Rhythms of human nature are such that stubbornness often grows in direct proportion to greater public shaming. The louder the criticism, the more the heels get affixed into the ground.

Such is the behavior of the University of Hartford's Board of Regents, who have chosen to close their ears and their minds to the now overwhelming evidence of president Greg Woodward's dishonesty and incompetence — and to the negative fallout of the school's slapdash decision to downgrade athletics from Div. I to Div. III.

Here is the truth: The evidence, beginning with Woodward's willingness to "spin doctor" numbers, suggests the fix has come from within from the beginning. But the only people who can fix the fix come from within as well. From "The Neighborhood."

The only people who can rescue the university from its bungling leadership are the people who make it go. Students, staff, faculty, parents and donors need to organize and find the patience, courage and resolve to put Peter Finch's cathartic line from the movie "Network" — "we're mad as hell and we're not going to take it anymore" — into action.

Because this is no longer a story about Woodward acting as the master puppeteer, manipulating the strings and wires of the Board of Regents to suit his whims.

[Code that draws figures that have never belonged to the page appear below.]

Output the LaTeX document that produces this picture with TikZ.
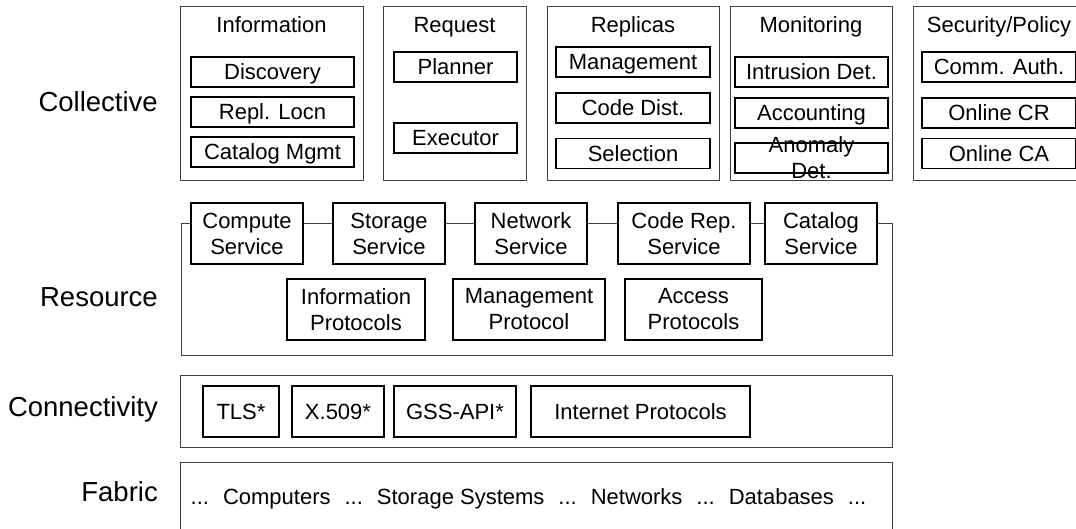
\documentclass[tikz,border=0pt]{standalone}
\usepackage{fontspec}
\setmainfont{Liberation Sans}
\usetikzlibrary{positioning}
\tikzset{
x=1pt, y=-1pt, % one unit per pixel, y grows downwards
layer/.style={draw=black!75, line width=0.9pt, inner sep=0pt}, % outer frames
part/.style={draw, fill=white, line width=1.3pt, inner sep=0pt, minimum height=30pt,
  font=\fontsize{22}{26}\selectfont, text height=15.8pt, text depth=0pt},
svc/.style={draw, fill=white, line width=1.3pt, inner sep=0pt, minimum height=61pt,
  align=center, font=\fontsize{22}{26}\selectfont},
title/.style={inner sep=0pt, font=\fontsize{22}{26}\selectfont, text height=15.8pt, text depth=0pt},
side/.style={anchor=east, inner sep=0pt, font=\fontsize{27.5}{32}\selectfont, text height=19.8pt, text depth=0pt},
}

\begin{document}
\begin{tikzpicture}
  \path[use as bounding box, clip] (0,0) rectangle (1076,529);

  % layer names on the left
  \node[side] (lcol) at (158,102) {Collective};
  \node[side] (lres) at (158,297) {Resource};
  \node[side] (lcon) at (158,407) {Connectivity};
  \node[side] (lfab) at (158,492) {Fabric};

  % collective layer
  \node[layer, minimum width=183pt, minimum height=174pt] (info) at (271.5,93) {};
  \node[layer, minimum width=143pt, minimum height=174pt] (req) at (454.5,93) {};
  \node[layer, minimum width=172pt, minimum height=174pt] (repl) at (633,93) {};
  \node[layer, minimum width=162pt, minimum height=174pt] (mon) at (811,93) {};
  \node[layer, minimum width=172pt, minimum height=174pt] (sec) at (999,93) {};

  \node[title, below=11pt of info.north] (infot) {Information};
  \node[title, below=11pt of req.north] (reqt) {Request};
  \node[title, below=11pt of repl.north] (replt) {Replicas};
  \node[title, below=11pt of mon.north] (mont) {Monitoring};
  \node[title, below=11pt of sec.north] (sect) {Security/Policy};

  \node[part, minimum width=163pt] (disc) at (272.5,72) {Discovery};
  \node[part, minimum width=163pt, below=8.7pt of disc] (locn) {Repl. Locn};
  \node[part, minimum width=163pt, below=8.7pt of locn] (catm) {Catalog Mgmt};

  \node[part, minimum width=123pt] (plan) at (455.5,67) {Planner};
  \node[part, minimum width=123pt] (exec) at (455.5,138) {Executor};

  \node[part, minimum width=154pt] (rmgmt) at (633,62) {Management};
  \node[part, minimum width=154pt] (cdist) at (633,108) {Code Dist.};
  \node[part, minimum width=154pt] (sel) at (633,153.5) {Selection};

  \node[part, minimum width=153pt] (intr) at (811.5,72) {Intrusion Det.};
  \node[part, minimum width=153pt] (acct) at (811.5,113) {Accounting};
  \node[part, minimum width=153pt] (anom) at (811.5,158) {};
  \node[align=center, inner sep=0pt, font=\fontsize{22}{26}\selectfont] (anomt) at (anom.center) {Anomaly\\Det.};

  \node[part, minimum width=154pt] (comm) at (999,67) {Comm. Auth.};
  \node[part, minimum width=154pt] (ocr) at (999,113) {Online CR};
  \node[part, minimum width=154pt] (oca) at (999,153.5) {Online CA};

  % resource layer
  \node[layer, minimum width=711pt, minimum height=132pt] (res) at (536.5,289) {};
  \node[svc, minimum width=112pt] (comp) at (247,233.5) {Compute\\Service};
  \node[svc, minimum width=112pt] (stor) at (389,233.5) {Storage\\Service};
  \node[svc, minimum width=112pt] (netw) at (531,233.5) {Network\\Service};
  \node[svc, minimum width=132pt] (crep) at (684,233.5) {Code Rep.\\Service};
  \node[svc, minimum width=112pt] (csvc) at (821,233.5) {Catalog\\Service};
  \node[svc, minimum width=138pt] (infop) at (356,309.5) {Information\\Protocols};
  \node[svc, minimum width=152pt] (mgmtp) at (529,309.5) {Management\\Protocol};
  \node[svc, minimum width=137pt] (accp) at (693.5,309.5) {Access\\Protocols};

  % connectivity layer
  \node[layer, minimum width=712pt, minimum height=72pt] (con) at (536,411) {};
  \node[part, minimum width=76pt, minimum height=51pt] (tls) at (241,411.5) {TLS*};
  \node[part, minimum width=92pt, minimum height=51pt] (x509) at (338,411.5) {X.509*};
  \node[part, minimum width=122pt, minimum height=51pt] (gss) at (455,411.5) {GSS-API*};
  \node[part, minimum width=219pt, minimum height=51pt] (inet) at (640.5,411.5) {Internet Protocols};

  % fabric layer
  \node[layer, minimum width=712pt, minimum height=100pt] (fab) at (536,512) {};
  \node[title] (fabt) at (528.5,497) {...\hspace{14pt}Computers\hspace{14pt}...\hspace{14pt}Storage Systems\hspace{14pt}...\hspace{14pt}Networks\hspace{14pt}...\hspace{14pt}Databases\hspace{14pt}...};
\end{tikzpicture}
\end{document}
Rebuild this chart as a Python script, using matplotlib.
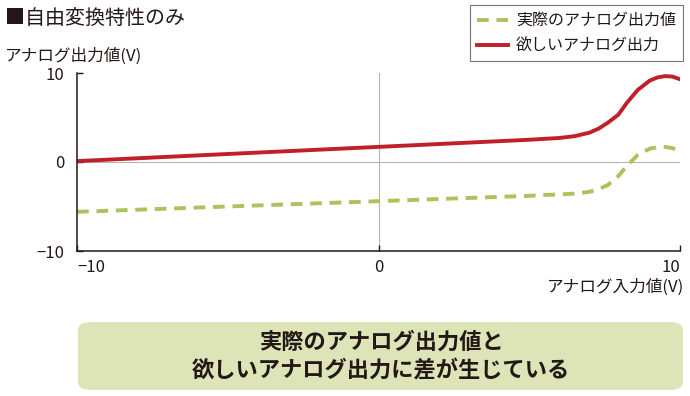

This is about the future of the university and whether a school already in perilous financial shape can afford what is about to happen.

Several sources on campus and others with ties to the university say a major donor is about to yank a "seven-to-eight figure" bequest, or disposition on a will, if the Div. III charade doesn't end. The matriarch of the family wishes to remain confidential. I hope that changes. The public should know.

Another source said last week, "based on my information, at least $25 million in bequests will disappear, too. That's just bequests. Other donors are going to withhold as well."

This information is consistent with six letters to the Board of Regents sent to The Day last week, all saying that if athletics drop to Div. III, they will withhold what amounts to generous sums of money. Remember, too, the Golden Rule of Fundraising: You never know what you didn't raise. The $25 million could be lunch money compared to what else is out there — and won't be forthcoming.

Once again: How long are parents, faculty, staff, students and other donors going to tolerate this without organizing and publicly demanding Woodward's resignation and staying in Div. I?

Woodward was forced to publicly acknowledge last week that he lied on his biography. Turns out that Woodward was not a scholarship Div. I soccer player at Villanova. He is not in his high school's Hall of Fame. This had been part of Woodward's written biography and what he told Colin McEnroe on NPR as late as this past March.

Combine his biographical baloney with his willingness to "spin doctor" the athletics numbers — as he suggested when he sought the support of history professor Warren Goldstein in an e-mail that went public — and I get this image of Woodward on the witness stand during an episode of "Law & Order."

Here comes Jack McCoy salivating, saying, "Were you lying then or are you lying now? Why should we believe anything you say?"


And yet the more shameful behavior comes from Woodward's sycophants, who somehow get to not only speak for the university, but continue to influence policy. Want to know how they really act?

First, there's Goldstein. He wrote to the faculty senate in a group chat last week, obtained by The Day via screen shot. He wrote, "The p.r. fallout from the athletics decision is only growing. Do we have a more aggressive strategy to address our own staff working to raise community opposition to that decision?"

Translation: In spite of overwhelming support to stay in Div. I, let's do more spin doctoring.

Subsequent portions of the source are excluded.